Lenders look for extension of Special Liquidity Scheme
The Bank of England’s Special Liquidity Scheme (SLS), which has been providing funds for UK mortgage lenders, is due to end on 20th October.
According to Swiss investment bank, UBS, British banks may have already borrowed as much as £200 billion from the scheme, well above the £50 billion mooted when it was launched in April of this year.
The market for mortgage securities has been virtually frozen since the credit crisis took grip last summer and the scheme has been a lifeline for UK banks because it has allowed them to swap mortgage-backed securities for tradable Treasury bills and fund their lending.
Despite the intervention, new home loans are still in short supply and the Council of Mortgage Lenders, whose members account for 98% of all UK mortgages, is now urging the Chancellor of the Exchequer to extend the SLS.

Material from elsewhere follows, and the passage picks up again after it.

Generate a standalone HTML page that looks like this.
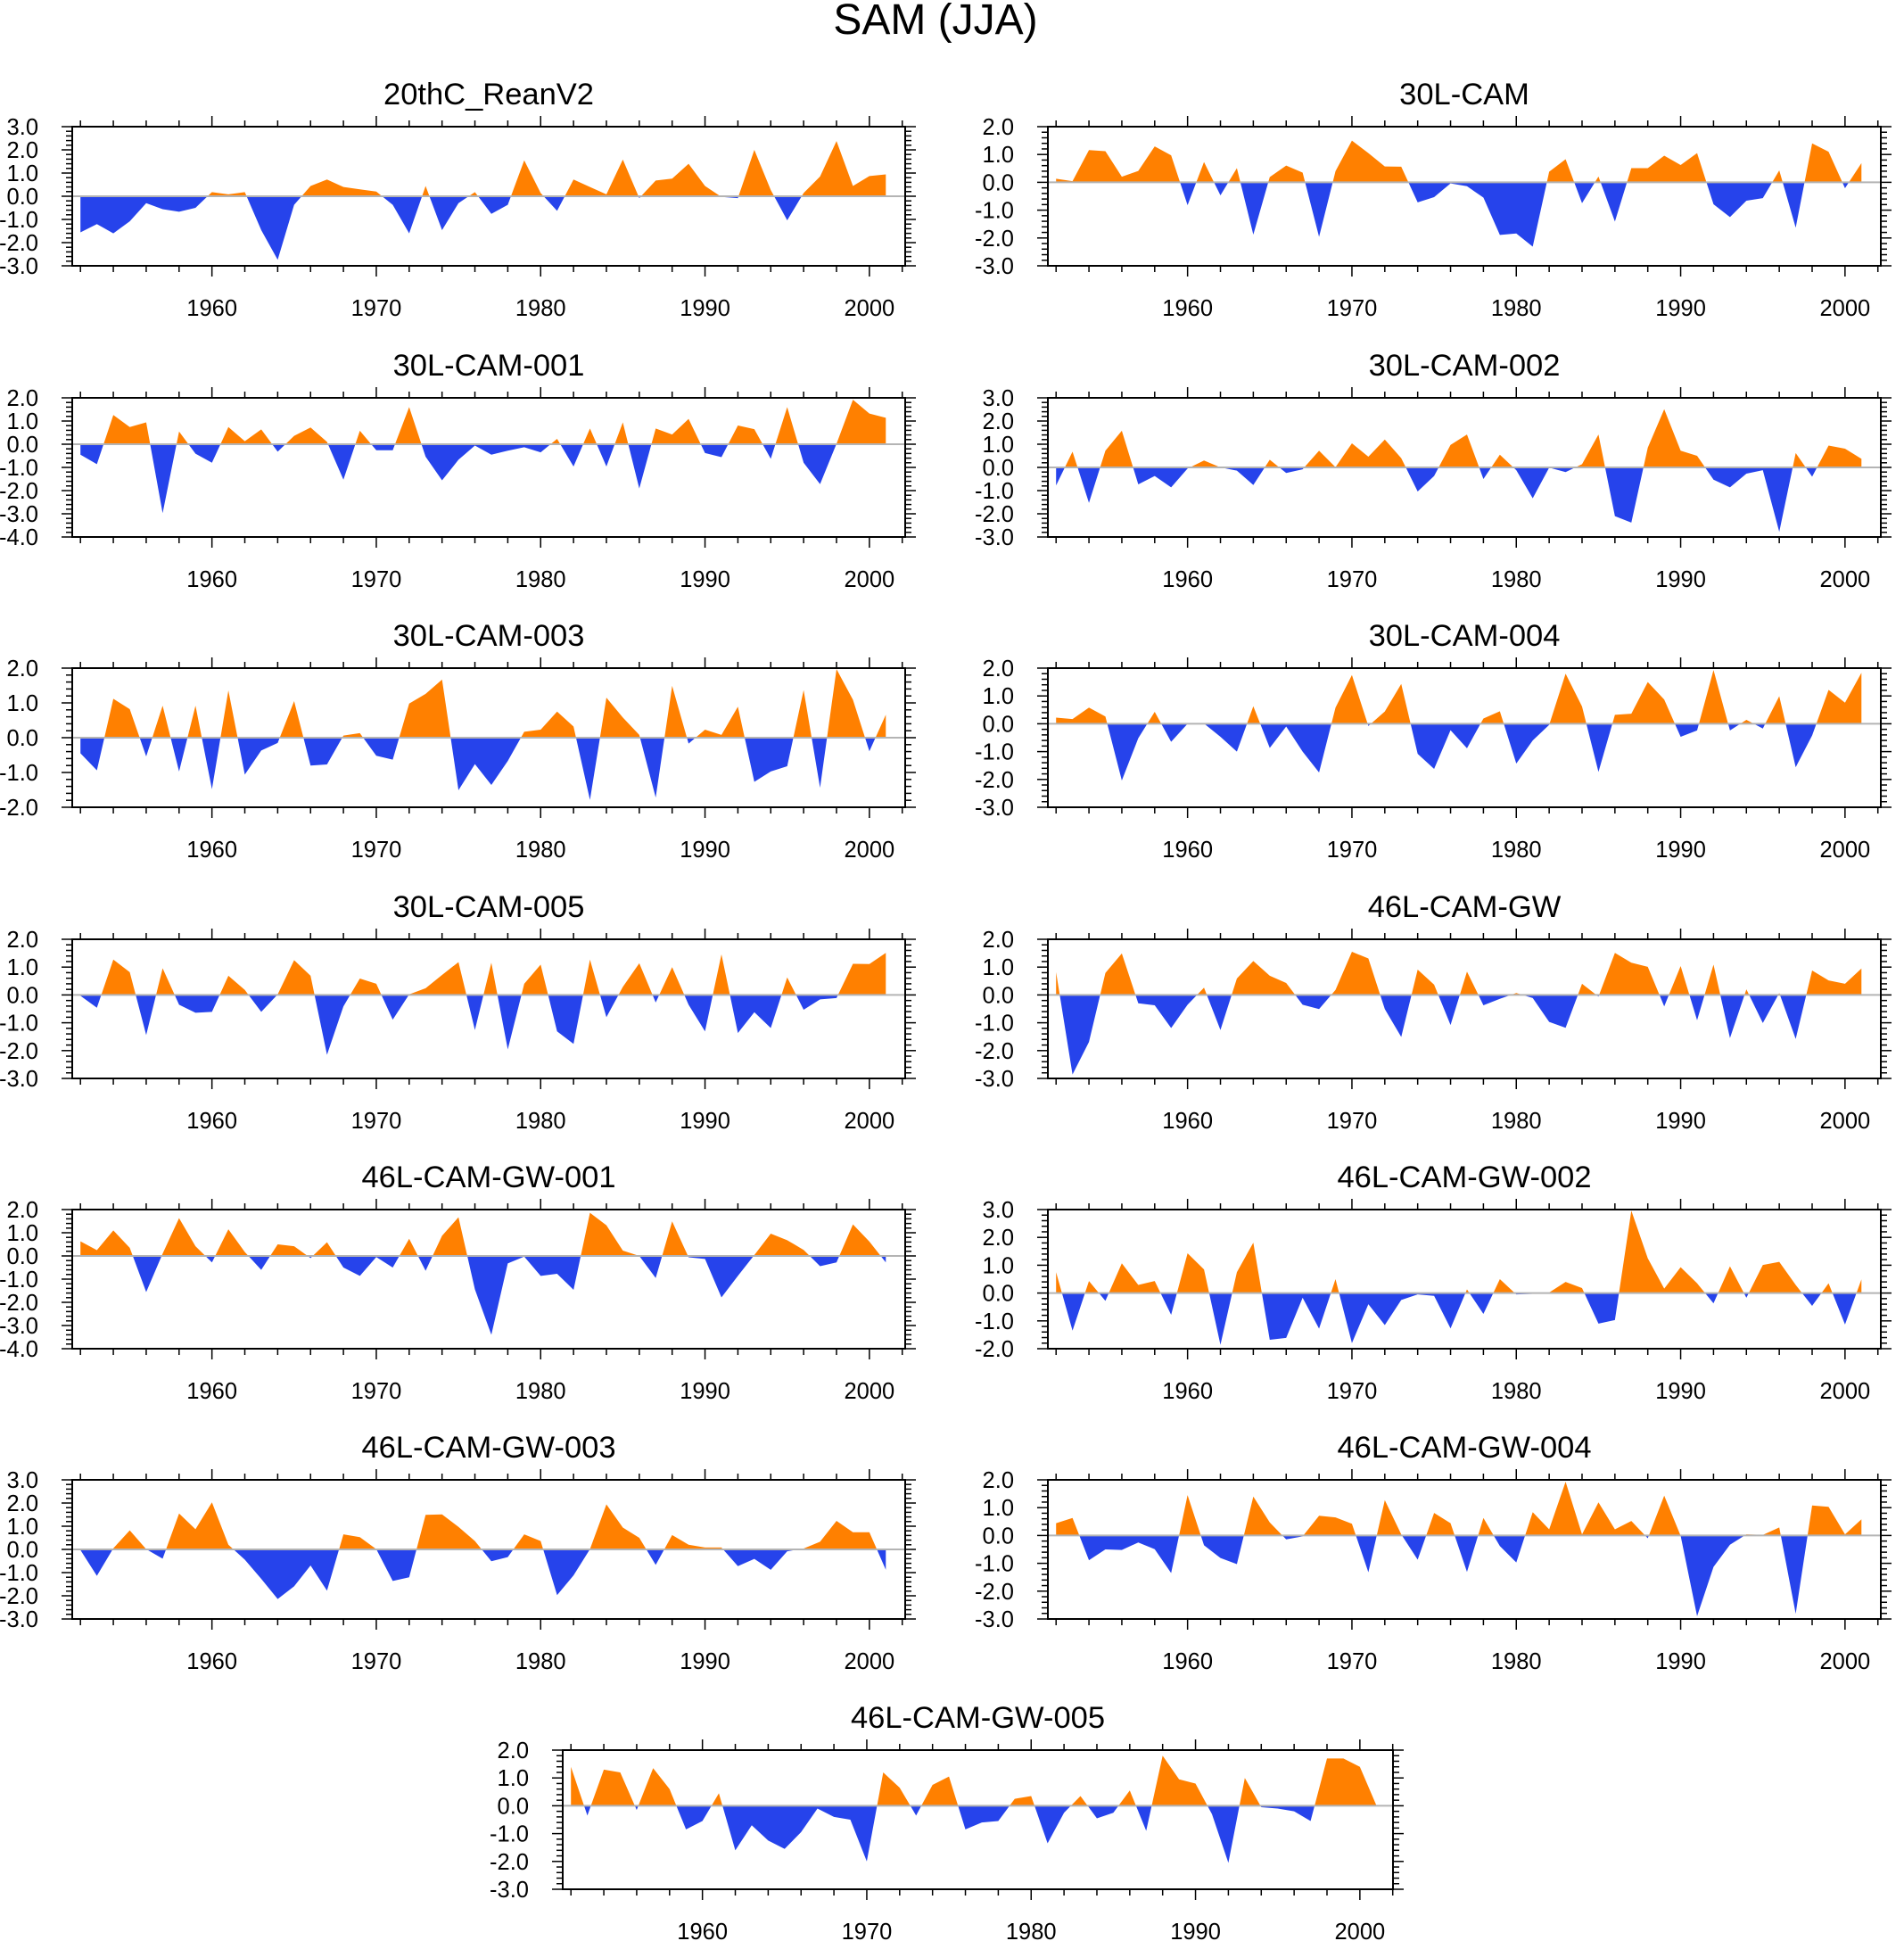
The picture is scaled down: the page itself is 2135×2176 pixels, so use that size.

However, when the SLS was launched, the Bank of England’s governor, Mervyn King, made it clear that it was not intended as a bail out for lenders that had lent foolishly during the boom years of the housing market and that it could not be regarded as a bottomless pit.
Mortgage approvals for house purchases fell to a record low of 33,000 in July, down 71% on a year earlier, and if the scheme is wound-up in October as originally planned, lenders could be forced to cut back further.